For the second straight quarter, the number of Americans who pay for television service has fallen, writes analyst Craig Moffett of Bernstein Rsearch in New York.
In the third quarter, Comcast, TimeWarner and other cable companies lost subscribers faster than AT&T, Verizon, Dish and their still-growing competitors could add new ones. The phone companies' "TV gains can be expected to slow sharply" in future, as they've stopped extending lines to new customers, Moffett adds.
7/8 of Americans pay for TV. Who's dropping out? "The evidence suggests that poverty is the problem," among people who can't or won't pay $100+ a month, writes Moffett:
The count of "broadband only" customers is shrinking, not growing as it would be if TV customers were moving up to broadband. Also, cable companies are losing most among "lowest tier" services.

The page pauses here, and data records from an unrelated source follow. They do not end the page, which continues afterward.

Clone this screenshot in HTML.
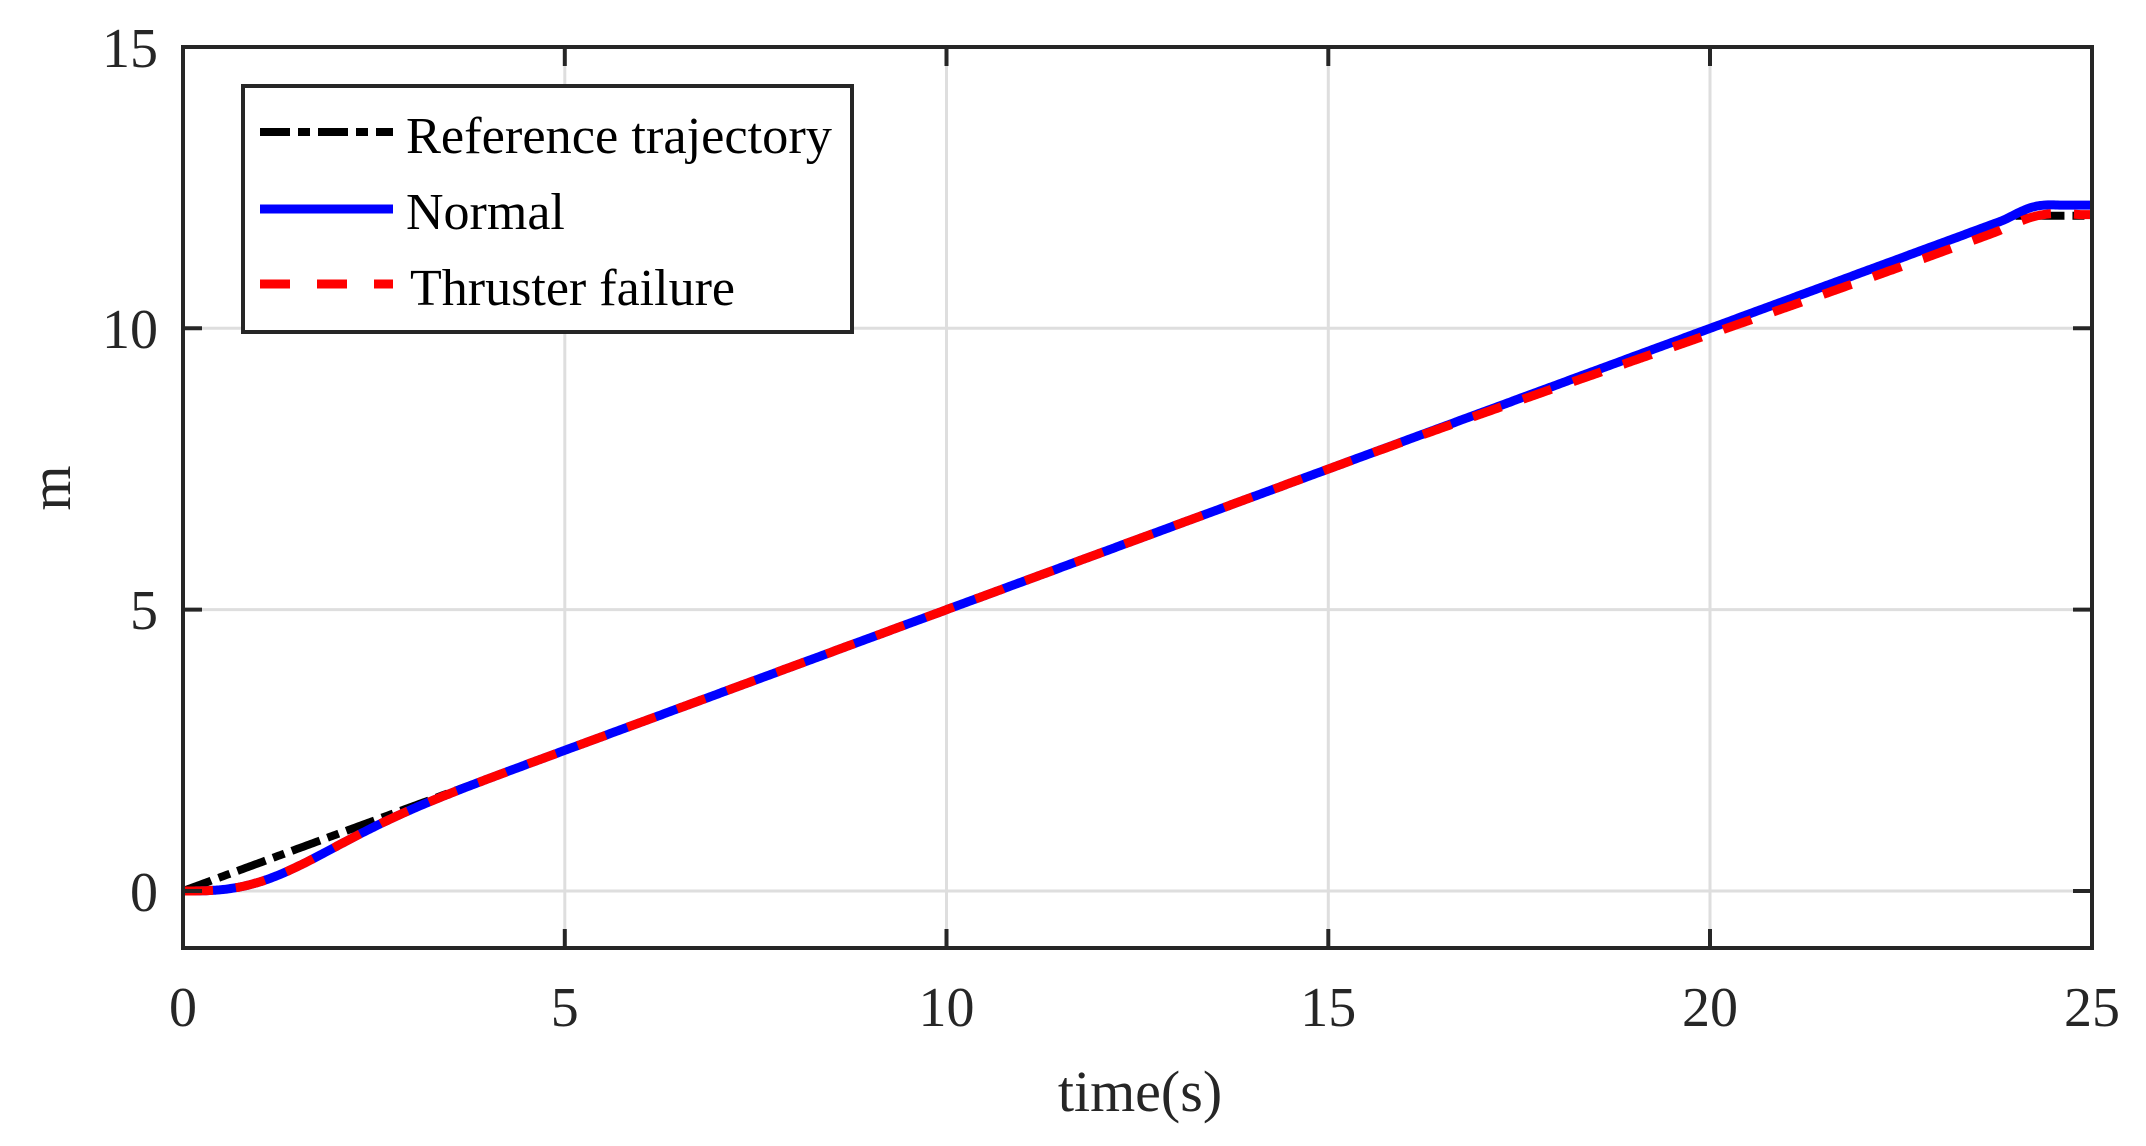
<!DOCTYPE html>
<html><head><meta charset="utf-8"><style>
html,body{margin:0;padding:0;background:#fff;}
svg{display:block;}
text{font-family:"Liberation Serif","DejaVu Serif",serif;fill:#262626;}
</style></head><body>
<svg id="s" width="2146" height="1146" viewBox="0 0 2146 1146" xmlns="http://www.w3.org/2000/svg">
<rect width="2146" height="1146" fill="#fff"/>
<g stroke="#dedede" stroke-width="3">
<line x1="564.8" y1="47" x2="564.8" y2="948"/>
<line x1="946.5" y1="47" x2="946.5" y2="948"/>
<line x1="1328.3" y1="47" x2="1328.3" y2="948"/>
<line x1="1710" y1="47" x2="1710" y2="948"/>
<line x1="183" y1="891" x2="2092" y2="891"/>
<line x1="183" y1="609.6" x2="2092" y2="609.6"/>
<line x1="183" y1="328.3" x2="2092" y2="328.3"/>
</g>
<g id="curves" fill="none" stroke-linejoin="round"></g>
<g stroke="#262626" stroke-width="4">
<line x1="564.8" y1="948" x2="564.8" y2="929"/><line x1="946.5" y1="948" x2="946.5" y2="929"/><line x1="1328.3" y1="948" x2="1328.3" y2="929"/><line x1="1710" y1="948" x2="1710" y2="929"/>
<line x1="564.8" y1="47" x2="564.8" y2="66"/><line x1="946.5" y1="47" x2="946.5" y2="66"/><line x1="1328.3" y1="47" x2="1328.3" y2="66"/><line x1="1710" y1="47" x2="1710" y2="66"/>
<line x1="183" y1="891" x2="202" y2="891"/><line x1="183" y1="609.6" x2="202" y2="609.6"/><line x1="183" y1="328.3" x2="202" y2="328.3"/>
<line x1="2092" y1="891" x2="2073" y2="891"/><line x1="2092" y1="609.6" x2="2073" y2="609.6"/><line x1="2092" y1="328.3" x2="2073" y2="328.3"/>
</g>
<rect x="183" y="47" width="1909" height="901" fill="none" stroke="#262626" stroke-width="4"/>
<rect x="243" y="86" width="609" height="246" fill="#fff" stroke="#262626" stroke-width="4"/>
<line x1="260" y1="132" x2="393" y2="132" stroke="#000" stroke-width="8" stroke-dasharray="30 8 12 8"/>
<line x1="260" y1="209" x2="393" y2="209" stroke="#0000ff" stroke-width="9"/>
<line x1="260" y1="284" x2="393" y2="284" stroke="#ff0000" stroke-width="9" stroke-dasharray="30 27"/>
<g font-size="52">
<text x="406" y="153" style="fill:#000" textLength="426" lengthAdjust="spacingAndGlyphs">Reference trajectory</text>
<text x="406" y="229" style="fill:#000">Normal</text>
<text x="410" y="305" style="fill:#000" textLength="325" lengthAdjust="spacingAndGlyphs">Thruster failure</text>
</g>
<g font-size="56" text-anchor="end">
<text x="158" y="67">15</text>
<text x="158" y="348">10</text>
<text x="158" y="629">5</text>
<text x="158" y="911">0</text>
</g>
<g font-size="56" text-anchor="middle">
<text x="183" y="1026">0</text>
<text x="564.8" y="1026">5</text>
<text x="946.5" y="1026">10</text>
<text x="1328.3" y="1026">15</text>
<text x="1710" y="1026">20</text>
<text x="2092" y="1026">25</text>
</g>
<text x="1140" y="1111" font-size="58" text-anchor="middle">time(s)</text>
<text x="0" y="0" font-size="58" text-anchor="middle" transform="translate(70,488) rotate(-90)">m</text>
</svg>
<script>
var X=function(t){return 183+t*76.36;},Y=function(v){return 891-v*56.27;};
function ref(t){return t<24?0.5*t:12;}
function sm(a,b,t){var u=Math.min(1,Math.max(0,(t-a)/(b-a)));return u*u*(3-2*u);}
function base(t){return 0.5*t-0.5*t*Math.exp(-Math.pow(t/1.61,2));}
function normal(t){var v=base(t);var a=23.8,b=24.6;if(t<=a)return v;if(t>=b)return 12.19;var u=sm(a,b,t);return v*(1-u)+12.19*u;}
function red(t){var v=base(t)-0.16*sm(15,23.5,t);var a=23.7,b=24.9;if(t<=a)return v;if(t>=b)return 12.02;var u=sm(a,b,t);return v*(1-u)+12.02*u;}
function path(f,c,w,da){var d="";for(var i=0;i<=1000;i++){var t=i*0.025;d+=(i?"L":"M")+X(t).toFixed(1)+" "+Y(f(t)).toFixed(1);}
 var p=document.createElementNS("http://www.w3.org/2000/svg","path");p.setAttribute("d",d);p.setAttribute("stroke",c);p.setAttribute("stroke-width",w);if(da)p.setAttribute("stroke-dasharray",da);document.getElementById("curves").appendChild(p);}
path(ref,"#000",8,"30 8 12 8");
path(normal,"#0000ff",9,null);
path(red,"#ff0000",9,"30 23");
</script>
</body></html>
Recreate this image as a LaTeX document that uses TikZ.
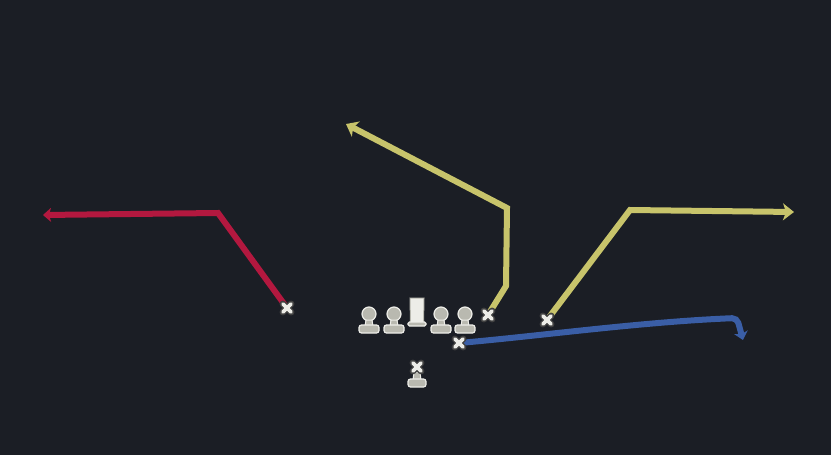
\documentclass[tikz,border=0pt]{standalone}
\usetikzlibrary{arrows.meta}
\definecolor{bg}{HTML}{1B1E25}
\definecolor{rred}{HTML}{B3183F}
\definecolor{ryel}{HTML}{C8C46B}
\definecolor{rblue}{HTML}{3A5EA6}
\definecolor{plw}{HTML}{EDEDE8}
\definecolor{plg}{HTML}{B9B9B0}
\begin{document}
\begin{tikzpicture}[x=1pt,y=-1pt,
  route/.style={line width=6pt, line join=miter},
  bigtip/.style={-{Stealth[length=11pt,width=17pt,inset=3pt]}},
  smalltip/.style={-{Stealth[length=8pt,width=14pt,inset=2pt]}},
  lineman/.pic={
    \fill[plg,draw=plw,line width=1.2pt] (0,0) circle (7);
    \fill[plg,draw=plw,line width=1pt] (-3,6) -- (3,6) -- (4,12) -- (-4,12) -- cycle;
    \fill[plg,draw=plw,line width=1.2pt,rounded corners=2.5pt] (-10,11) rectangle (10,19);
  },
  centerpic/.pic={
    \fill[plw,draw=plg,line width=1pt] (-7,-16) -- (7,-16) -- (6.5,9) -- (-6.5,9) -- cycle;
    \fill[plg,draw=plw,line width=1.2pt,rounded corners=1.5pt] (-9,8) rectangle (9,12);
  },
  xmark/.pic={
    \draw[black!75,line width=6.5pt,line cap=round] (-4.2,-4.2) -- (4.2,4.2) (-4.2,4.2) -- (4.2,-4.2);
    \draw[plw,line width=3.6pt,line cap=round] (-4.2,-4.2) -- (4.2,4.2) (-4.2,4.2) -- (4.2,-4.2);
  },
  qbbase/.pic={
    \fill[plg,draw=plw,line width=1pt] (-3,5) -- (3,5) -- (4,13) -- (-4,13) -- cycle;
    \fill[plg,draw=plw,line width=1.2pt,rounded corners=2.5pt] (-9,12) rectangle (9,20);
  }]
\fill[bg] (0,0) rectangle (831,455);
\useasboundingbox (0,0) rectangle (831,455);

% player positions
\coordinate (wrL) at (287,308);
\coordinate (te) at (488,315);
\coordinate (wrR) at (547,320);
\coordinate (rb) at (459,343);
\coordinate (qb) at (417,367);
\coordinate (lt) at (369,314);
\coordinate (lg) at (394,314);
\coordinate (c) at (417,314);
\coordinate (rg) at (441,314);
\coordinate (rt) at (465,314);

% route points
\coordinate (r1) at (218,213);
\coordinate (r2) at (43,215);
\coordinate (y1a) at (506,286);
\coordinate (y1b) at (507,208);
\coordinate (y1c) at (346,124);
\coordinate (y2a) at (630,210);
\coordinate (y2b) at (794,212);
\coordinate (b2) at (737,318);
\coordinate (b3) at (743,340);

% routes
\draw[route,rred,smalltip] (wrL) -- (r1) -- (r2);
\draw[route,ryel,bigtip] (te) -- (y1a) -- (y1b) -- (y1c);
\draw[route,ryel,bigtip] (wrR) -- (y2a) -- (y2b);
\draw[route,rblue,smalltip,rounded corners=5pt] (rb) .. controls (540,336) and (640,322) .. (b2) -- (b3);

% players
\pic at (lt) {lineman};
\pic at (lg) {lineman};
\pic at (c) {centerpic};
\pic at (rg) {lineman};
\pic at (rt) {lineman};
\pic at (qb) {qbbase};
\pic at (qb) {xmark};
\pic at (wrL) {xmark};
\pic at (te) {xmark};
\pic at (wrR) {xmark};
\pic at (rb) {xmark};
\end{tikzpicture}
\end{document}
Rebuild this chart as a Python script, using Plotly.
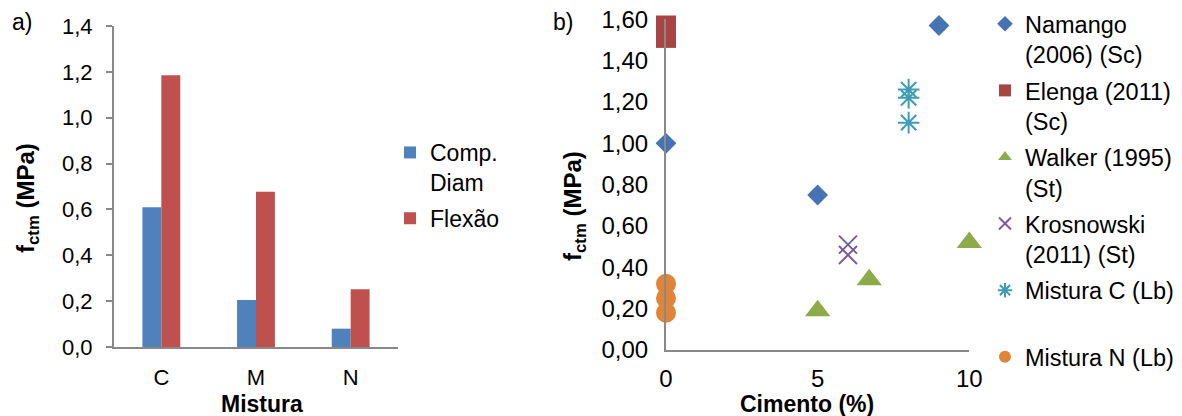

And yet: "Public sentiment, particularly among the technology press, strongly favors the Internet substitution thesis." Tech writers want to believe more tech-savvy, device-rich, educated, well-off people are "cutting the cord" and going with all-online and pay-per-program TV-a-la-carte on cool handheld devices.
But there's little evidence that's actually happening, Moffett says. Cool tech people can afford to pay for Comcast or FiOS and avoid the hassle of jury-rigging alternatives, if that's the price of getting Phillies playoff games and easy HBO.
"Revolutions always start at the low end of the market," Moffett concludes. Like Netflix, the bargain-priced nemeses of the regional cable monopolies and the phone giants can be counted on to "start small and gather momentum."